The question in this case is whether a state law requiring bow-and-arrow users to maintain a minimum distance from dwellings, schools, and recreational areas when discharging their weapons preempts a more restrictive town law.
The Town of Smithtown passed an ordinance barring the discharge of “firearms” within “all areas” of the Town, except on the firearm user’s property and on the property of others who consent. Even within those permitted zones, however, firearm-users may not discharge their weapon weapons if they are “within 500 feet from a dwelling, school or occupied structure, or a park, beach, playground or any other outdoor recreational or nonrecreational activities.” The ordinance defines “firearm” to include “a bow and arrow.”
Hunters for Deer, Inc., along with its president, challenged the Town’s ordinance’s restriction on bow-and-arrow discharges. They claimed that New York’s Environmental Conservation law preempts that restriction. The Environmental Conservation Law bars people from discharging a longbow within 150 feet and a crossbow within 250 feet of “a dwelling house, farm building or farm structure actually occupied or used, school building, school playground, public structure, or occupied factory or church.” When plaintiffs sought summary judgment based on this theory, Supreme Court rejected the theory and denied plaintiffs’ motion.

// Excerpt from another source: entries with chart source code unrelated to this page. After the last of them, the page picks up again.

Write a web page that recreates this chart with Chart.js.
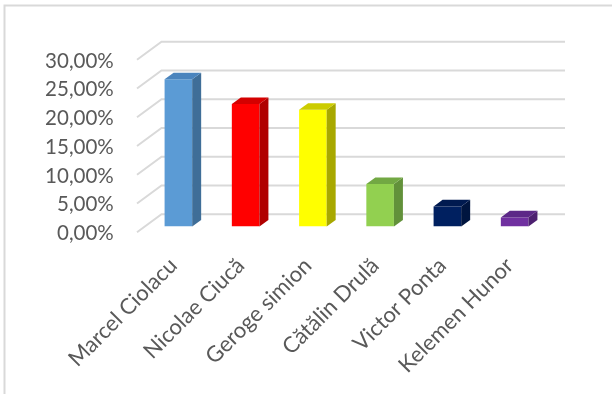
<!DOCTYPE html>
<html>
<head>
<meta charset="utf-8">
<script src="https://cdn.jsdelivr.net/npm/chart.js@4"></script>
<style>
  html, body { margin: 0; padding: 0; background: #fff; }
  #wrap { width: 612px; height: 394px; }
</style>
</head>
<body>
<div id="wrap"><canvas id="sondaj"></canvas></div>
<script>
const candidati = ['Marcel Ciolacu', 'Nicolae Ciucă', 'Geroge simion', 'Cătălin Drulă', 'Victor Ponta', 'Kelemen Hunor'];
const procente = [0.256, 0.213, 0.203, 0.074, 0.035, 0.016];
const culoriFata = ['#5b9bd5', '#ff0000', '#ffff00', '#92d050', '#002060', '#7030a0'];
const culoriLateral = ['#3f6e98', '#b00000', '#a8a800', '#62913a', '#00153f', '#4d2070'];
const culoriSus = ['#4a84bd', '#d40000', '#cccc00', '#72a843', '#001a50', '#5c2887'];
const valoriAxa = [0, 0.05, 0.10, 0.15, 0.20, 0.25, 0.30];

// 3d depth of the bars and of the floor / back wall
const adancBara = { dx: 9, dy: -6.6 };
const perete = { dx: 16.75, dy: -12.3 };
const fata = { dx: -7.75, dy: 5.7 };

function procent(v) {
    return (v * 100).toFixed(2).replace('.', ',') + '%';
}

// frame + grid lines on side wall and back wall
const grila3d = {
    id: 'grila3d',
    beforeDatasetsDraw(chart) {
        const ctx = chart.ctx;
        const y = chart.scales.y;
        const a = chart.chartArea;
        ctx.save();
        ctx.strokeStyle = '#d9d9d9';
        ctx.lineWidth = 2;
        ctx.beginPath();
        ctx.moveTo(4.5, 394);
        ctx.lineTo(4.5, 5.5);
        ctx.lineTo(612, 5.5);
        ctx.stroke();
        valoriAxa.forEach(v => {
            const py = y.getPixelForValue(v);
            ctx.beginPath();
            ctx.moveTo(a.left + fata.dx, py + fata.dy);
            ctx.lineTo(a.left + perete.dx, py + perete.dy);
            ctx.lineTo(a.right + perete.dx, py + perete.dy);
            ctx.stroke();
        });
        ctx.restore();
    },
    afterDatasetsDraw(chart) {
        const ctx = chart.ctx;
        const meta = chart.getDatasetMeta(0);
        ctx.save();
        meta.data.forEach((bar, i) => {
            const p = bar.getProps(['x', 'y', 'base', 'width'], true);
            const l = p.x - p.width / 2;
            const r = p.x + p.width / 2;
            const dx = adancBara.dx, dy = adancBara.dy;
            // side face
            ctx.fillStyle = culoriLateral[i];
            ctx.beginPath();
            ctx.moveTo(r, p.y);
            ctx.lineTo(r + dx, p.y + dy);
            ctx.lineTo(r + dx, p.base + dy);
            ctx.lineTo(r, p.base);
            ctx.closePath();
            ctx.fill();
            // top face
            ctx.fillStyle = culoriSus[i];
            ctx.beginPath();
            ctx.moveTo(l, p.y);
            ctx.lineTo(l + dx, p.y + dy);
            ctx.lineTo(r + dx, p.y + dy);
            ctx.lineTo(r, p.y);
            ctx.closePath();
            ctx.fill();
        });
        ctx.restore();
    }
};

new Chart(document.getElementById('sondaj'), {
    type: 'bar',
    data: {
        labels: candidati,
        datasets: [{
            data: procente,
            backgroundColor: culoriFata,
            borderWidth: 0,
            barPercentage: 0.41,
            categoryPercentage: 1
        }]
    },
    options: {
        responsive: true,
        maintainAspectRatio: false,
        animation: false,
        layout: { padding: { top: 54, right: 63.75, left: 0, bottom: 0 } },
        plugins: {
            legend: { display: false },
            tooltip: { enabled: false }
        },
        scales: {
            x: {
                grid: { display: false },
                border: { display: false },
                ticks: {
                    color: '#595959',
                    font: { family: 'Lato', size: 22 },
                    minRotation: 45,
                    maxRotation: 45,
                    padding: 18,
                    labelOffset: -5
                },
                afterFit(s) { s.height = 394 - 226.6; }
            },
            y: {
                min: 0,
                max: 0.30,
                grid: { display: false },
                border: { display: false },
                ticks: {
                    stepSize: 0.05,
                    color: '#595959',
                    font: { family: 'Lato', size: 20.5 },
                    padding: 23,
                    labelOffset: 7,
                    callback: v => procent(v)
                },
                afterFit(s) { s.width = 144.75; }
            }
        }
    },
    plugins: [grila3d]
});
</script>
</body>
</html>
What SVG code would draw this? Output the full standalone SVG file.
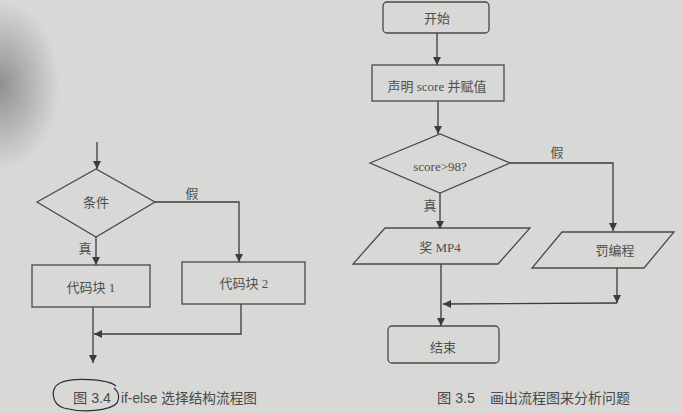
<svg xmlns="http://www.w3.org/2000/svg" width="682" height="413" viewBox="0 0 682 413">
<defs>
<style>
.ln{fill:none;stroke:#3c3c3c;stroke-width:1.3}
.sh{fill:none;stroke:#4a4a4a;stroke-width:1.3}
.t{font-family:"Liberation Serif","Noto Sans CJK SC",serif;font-size:13px;fill:#4e4e4e;text-anchor:middle;dominant-baseline:central}
.c{font-family:"Liberation Sans","Noto Sans CJK SC",sans-serif;font-size:14px;fill:#4a4a4a;dominant-baseline:central}
</style>
<marker id="ah" viewBox="0 0 10 10" refX="10" refY="5" markerWidth="8" markerHeight="8" markerUnits="userSpaceOnUse" orient="auto">
<path d="M0,0 L10,5 L0,10 z" fill="#3c3c3c"/>
</marker>
<radialGradient id="shade" cx="0" cy="85" r="60" gradientUnits="userSpaceOnUse" gradientTransform="translate(0,85) scale(1,1.4) translate(0,-85)">
<stop offset="0" stop-color="#555" stop-opacity="0.55"/>
<stop offset="1" stop-color="#555" stop-opacity="0"/>
</radialGradient>
</defs>
<rect width="682" height="413" fill="#d8d8d6"/>
<rect width="682" height="413" fill="url(#shade)"/>

<g id="connectors">
<line class="ln" x1="97" y1="142" x2="97" y2="169" marker-end="url(#ah)"/>
<line class="ln" x1="96" y1="237" x2="96" y2="265" marker-end="url(#ah)"/>
<polyline class="ln" points="155,202 239,202 239,262" marker-end="url(#ah)"/>
<line class="ln" x1="93" y1="307" x2="93" y2="363" marker-end="url(#ah)"/>
<polyline class="ln" points="241,304 241,334 94,334" marker-end="url(#ah)"/>
<text class="t" x="192" y="193">假</text>
<text class="t" x="85" y="248">真</text>

<line class="ln" x1="437" y1="33" x2="437" y2="65" marker-end="url(#ah)"/>
<line class="ln" x1="438" y1="101" x2="438" y2="134" marker-end="url(#ah)"/>
<polyline class="ln" points="510,163 613,163 613,231" marker-end="url(#ah)"/>
<line class="ln" x1="440" y1="193" x2="440" y2="229" marker-end="url(#ah)"/>
<line class="ln" x1="617" y1="268" x2="617" y2="303" marker-end="url(#ah)"/>
<line class="ln" x1="617" y1="303" x2="443" y2="304" marker-end="url(#ah)"/>
<line class="ln" x1="441" y1="264" x2="441" y2="326" marker-end="url(#ah)"/>
<text class="t" x="557" y="152">假</text>
<text class="t" x="430" y="205">真</text>
</g>

<g id="cond">
<polygon class="sh" points="37,202 96,169 155,202 96,237"/>
<text class="t" x="96" y="202">条件</text>
</g>
<g id="block1">
<rect class="sh" x="32" y="265" width="118" height="42"/>
<text class="t" x="91" y="287">代码块 1</text>
</g>
<g id="block2">
<rect class="sh" x="182" y="262" width="123" height="42"/>
<text class="t" x="244" y="283">代码块 2</text>
</g>
<g id="caption34">
<text class="c" x="73" y="398" textLength="38" lengthAdjust="spacingAndGlyphs">图 3.4</text>
<text class="c" x="121" y="398" textLength="136" lengthAdjust="spacingAndGlyphs">if-else 选择结构流程图</text>
<path d="M116,386 C108,379 72,377 60,383 C50,388 51,404 64,408 C82,413 110,411 117,403 C120,398 119,392 114,388" fill="none" stroke="#2e2e2e" stroke-width="1.2"/>
</g>

<g id="start">
<rect class="sh" x="383" y="2" width="106" height="31" rx="4"/>
<text class="t" x="437" y="18">开始</text>
</g>
<g id="declare">
<rect class="sh" x="372" y="65" width="132" height="36"/>
<text class="t" x="437" y="86">声明 score 并赋值</text>
</g>
<g id="decision">
<polygon class="sh" points="370,163 440,134 510,163 440,193"/>
<text class="t" x="440" y="166">score&gt;98?</text>
</g>
<g id="reward">
<polygon class="sh" points="385,228 530,228 498,264 353,264"/>
<text class="t" x="440" y="247">奖 MP4</text>
</g>
<g id="punish">
<polygon class="sh" points="562,232 674,232 644,268 532,268"/>
<text class="t" x="615" y="250">罚编程</text>
</g>
<g id="end">
<rect class="sh" x="388" y="326" width="111" height="37" rx="4"/>
<text class="t" x="443" y="347">结束</text>
</g>
<g id="caption35">
<text class="c" x="437" y="398" textLength="38" lengthAdjust="spacingAndGlyphs">图 3.5</text>
<text class="c" x="490" y="398" textLength="140" lengthAdjust="spacingAndGlyphs">画出流程图来分析问题</text>
</g>
</svg>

The Second Department disagreed and granted plaintiffs summary judgment. The court held that the Town’s ordinance could not survive “conflict preemption,” which invalidates “a local law [that] prohibits what a state law explicitly allows” or “a local law [that] explicitly allows” what “a state law prohibits.” Here, the court held, state law explicitly allows longbow users to discharge their weapons if they are more than 150 feet away, and crossbow users to discharge their weapons if they are more than 250 feet away, from a dwelling, school, or recreational area. And because the Town’s ordinance prohibits such discharges, it is preempted.
The court acknowledged that New York’s Town Law allows towns to pass ordinances “prohibiting the discharge of firearms in areas in which such activity may be hazardous to the general public policy or nearby residents.” But the court interpreted the term “firearm” as used in the Town Law to exclude bows and arrows.
The Court of Appeals granted leave to appeal.